Chancellor, campus police respond to neo-Nazi demonstration
UW-Whitewater+Chancellor+Corey+King+discusses+campus+safety+following+the+neo-Nazi+demonstration+on+Jan.+21+during+the+town+hall+meeting+on+Jan.+30%2C+2024.%0A
Katie Popp
UW-Whitewater Chancellor Corey King discusses campus safety following the neo-Nazi demonstration on Jan. 21 during the town hall meeting on Jan. 30, 2024.

With questions about campus safety following the Jan. 21 neo-Nazi demonstration, UW-Whitewater Chancellor Corey King and UW-W Police Department Chief Matt Kiederlen invited students and staff to an open forum to discuss the outcome, as well as provide additional information on the case.

Campus police were called around 5:40 p.m. and had an officer on scene within two minutes, said Kiederlen. Upon his arrival, the group had already departed.

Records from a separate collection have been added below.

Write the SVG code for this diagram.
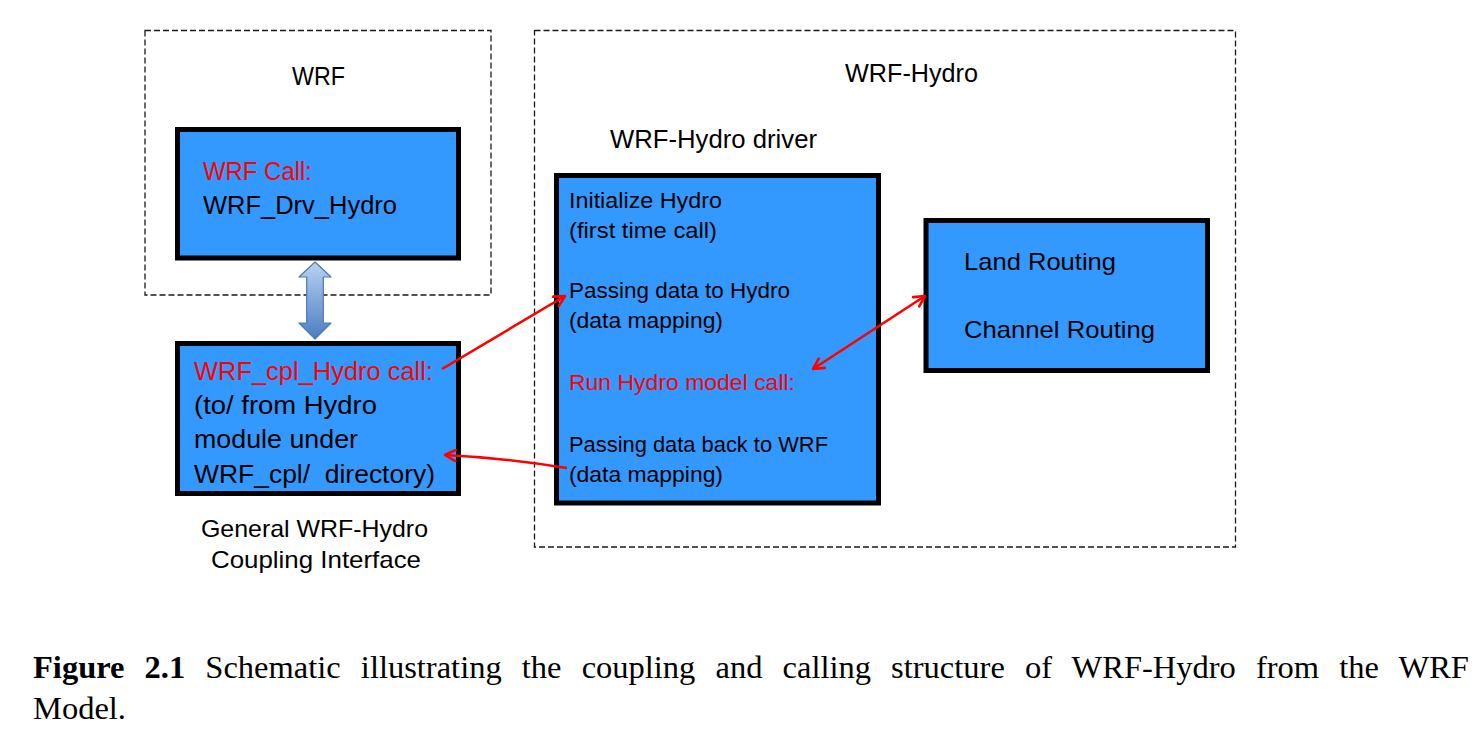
<svg xmlns="http://www.w3.org/2000/svg" width="1483" height="734" viewBox="0 0 1483 734">
<style>
.dash{fill:none;stroke:#1a1a1a;stroke-width:1.3;stroke-dasharray:6,3}
.box{fill:#3399ff;stroke:#000;stroke-width:5}
.t{font-family:"Liberation Sans",Arial,sans-serif;fill:#000}
.r{fill:#ff0000}
.red{fill:none;stroke:#ff0000;stroke-width:2.6}
.cap{font-family:"Liberation Serif","Times New Roman",serif;font-size:32.5px;fill:#000}
</style>
<defs>
<marker id="ah" viewBox="0 0 14 14" refX="12" refY="7" markerWidth="14" markerHeight="14" markerUnits="userSpaceOnUse" orient="auto-start-reverse">
<path d="M1.5,1.5 L12,7 L1.5,12.5" fill="none" stroke="#ff0000" stroke-width="2.6" stroke-linecap="round" stroke-linejoin="round"/>
</marker>
<linearGradient id="bg" x1="0" y1="0" x2="0" y2="1">
<stop offset="0" stop-color="#b9d2f2"/>
<stop offset="1" stop-color="#4a7dc2"/>
</linearGradient>
</defs>

<g id="wrf-group">
<rect class="dash" x="145" y="30.5" width="346" height="264.5"/>
<text class="t" x="292" y="85" font-size="25" textLength="53" lengthAdjust="spacingAndGlyphs">WRF</text>
</g>

<g id="wrf-hydro-group">
<rect class="dash" x="534.5" y="30.5" width="701" height="516.5"/>
<text class="t" x="845" y="82" font-size="25" textLength="133" lengthAdjust="spacingAndGlyphs">WRF-Hydro</text>
<text class="t" x="610" y="148" font-size="25" textLength="207" lengthAdjust="spacingAndGlyphs">WRF-Hydro driver</text>
</g>

<g id="wrf-call">
<rect class="box" x="177.5" y="129.5" width="281" height="128.5"/>
<text class="t r" x="203" y="180" font-size="25" textLength="109" lengthAdjust="spacingAndGlyphs">WRF Call:</text>
<text class="t" x="203" y="214" font-size="25" textLength="194" lengthAdjust="spacingAndGlyphs">WRF_Drv_Hydro</text>
</g>

<g id="wrf-cpl">
<rect class="box" x="177.5" y="343.5" width="281" height="150" stroke-width="5.5"/>
<text class="t r" x="194" y="380" font-size="25" textLength="239" lengthAdjust="spacingAndGlyphs">WRF_cpl_Hydro call:</text>
<text class="t" x="194" y="414" font-size="25" textLength="183" lengthAdjust="spacingAndGlyphs">(to/ from Hydro</text>
<text class="t" x="194" y="448" font-size="25" textLength="164" lengthAdjust="spacingAndGlyphs">module under</text>
<text class="t" x="194" y="483" font-size="25" textLength="241" lengthAdjust="spacingAndGlyphs" xml:space="preserve">WRF_cpl/  directory)</text>
</g>

<g id="interface-label">
<text class="t" x="201" y="537" font-size="24" textLength="227" lengthAdjust="spacingAndGlyphs">General WRF-Hydro</text>
<text class="t" x="211" y="568" font-size="24" textLength="210" lengthAdjust="spacingAndGlyphs">Coupling Interface</text>
</g>

<g id="driver">
<rect class="box" x="556.5" y="175.5" width="322" height="327.5"/>
<text class="t" x="569" y="208" font-size="22" textLength="153" lengthAdjust="spacingAndGlyphs">Initialize Hydro</text>
<text class="t" x="569" y="238" font-size="22" textLength="148" lengthAdjust="spacingAndGlyphs">(first time call)</text>
<text class="t" x="569" y="298" font-size="22" textLength="221" lengthAdjust="spacingAndGlyphs">Passing data to Hydro</text>
<text class="t" x="569" y="328" font-size="22" textLength="154" lengthAdjust="spacingAndGlyphs">(data mapping)</text>
<text class="t r" x="569" y="390" font-size="22" textLength="226" lengthAdjust="spacingAndGlyphs">Run Hydro model call:</text>
<text class="t" x="569" y="452" font-size="22" textLength="259" lengthAdjust="spacingAndGlyphs">Passing data back to WRF</text>
<text class="t" x="569" y="482" font-size="22" textLength="154" lengthAdjust="spacingAndGlyphs">(data mapping)</text>
</g>

<g id="routing">
<rect class="box" x="926" y="220.5" width="281.5" height="150" stroke-width="4.5"/>
<text class="t" x="964" y="270" font-size="24" textLength="152" lengthAdjust="spacingAndGlyphs">Land Routing</text>
<text class="t" x="964" y="338" font-size="24" textLength="191" lengthAdjust="spacingAndGlyphs">Channel Routing</text>
</g>

<g id="connectors">
<polygon points="315,262 331,277 323.3,277 323.3,323 331,323 315,339 299,323 306.7,323 306.7,277 299,277" fill="url(#bg)" stroke="#4a78b8" stroke-width="1.2" stroke-linejoin="round"/>
<line class="red" x1="442" y1="369" x2="565" y2="296" marker-end="url(#ah)"/>
<path class="red" d="M567,468 Q506,458 445,455" marker-end="url(#ah)"/>
<line class="red" x1="813" y1="369" x2="925" y2="296" marker-start="url(#ah)" marker-end="url(#ah)"/>
</g>

<g id="caption">
<text class="cap" x="33" y="678" word-spacing="12"><tspan font-weight="bold">Figure 2.1</tspan> Schematic illustrating the coupling and calling structure of WRF-Hydro from the WRF</text>
<text class="cap" x="33" y="719">Model.</text>
</g>
</svg>
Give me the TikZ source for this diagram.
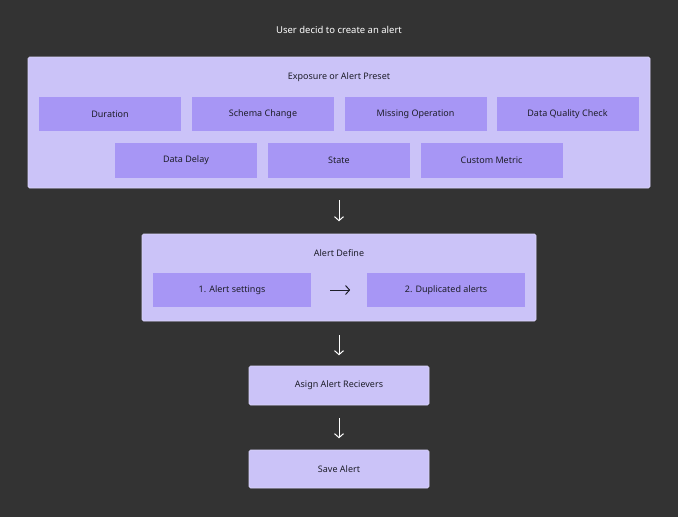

Police cameras have images showing the group departing the city of Whitewater, however, have no license plate to identify the vehicle nor its owner. The night before the first day of school, the hate group lit off red flares and shined a red swastika on the side of the building while chanting ominous racist threats such as “we are everywhere” and “there will be blood,” among others specifically targeting Hispanic people.

“We have developed some contacts and had some groups reach out to us, specifically the Milwaukee Jewish Federation, to help us verify this group,” Kiederlen said. “We were also able to liaison with the FBI Fusion Center in Milwaukee to figure out where their social media was. The FBI and us continue to work together and become more focused on this group as this is their fifth incident we know of in Wisconsin.”

The group posted to their social media following the Jan. 21 demonstration that it was a response to the influx of immigrants into the Whitewater community, therefore holding no direct connection to the campus.

The group additionally posted to its website that they were not there to create violence, but rather “spread PTSD and get out.”

“I want to be clear,” Chancellor King said, “as an institution we stand in solidarity for people, your beliefs and your spaces. We hold as an institution core values and we’re going to live up to these core values.”

King and Kiederlen opened the discussion to students, many of whom expressed their feelings about campus safety as well as action that could be taken right now to increase protection.

“We should never put the safety of our campus on the students,” King said. “We should be holding each other accountable in the spaces where we are looking out for each other.” 

Following the demonstration, police presence has increased on campus to ensure protection throughout academic and residential halls.

Additional concerns were raised about protection during student events and allowing students to maintain activities without any safety concerns.

“The best way to make our events better for our campus is for us to show up,” Student Activities and Involvement Director Jan Bilgen said. “Because then we are not only supporting each other, but we have a lot more eyes on what our culture is and we see things that are not typical to our campus in a good way.” 

Many students similarly were concerned due to a lack of communication from the campus police, particularly an email following the demonstration.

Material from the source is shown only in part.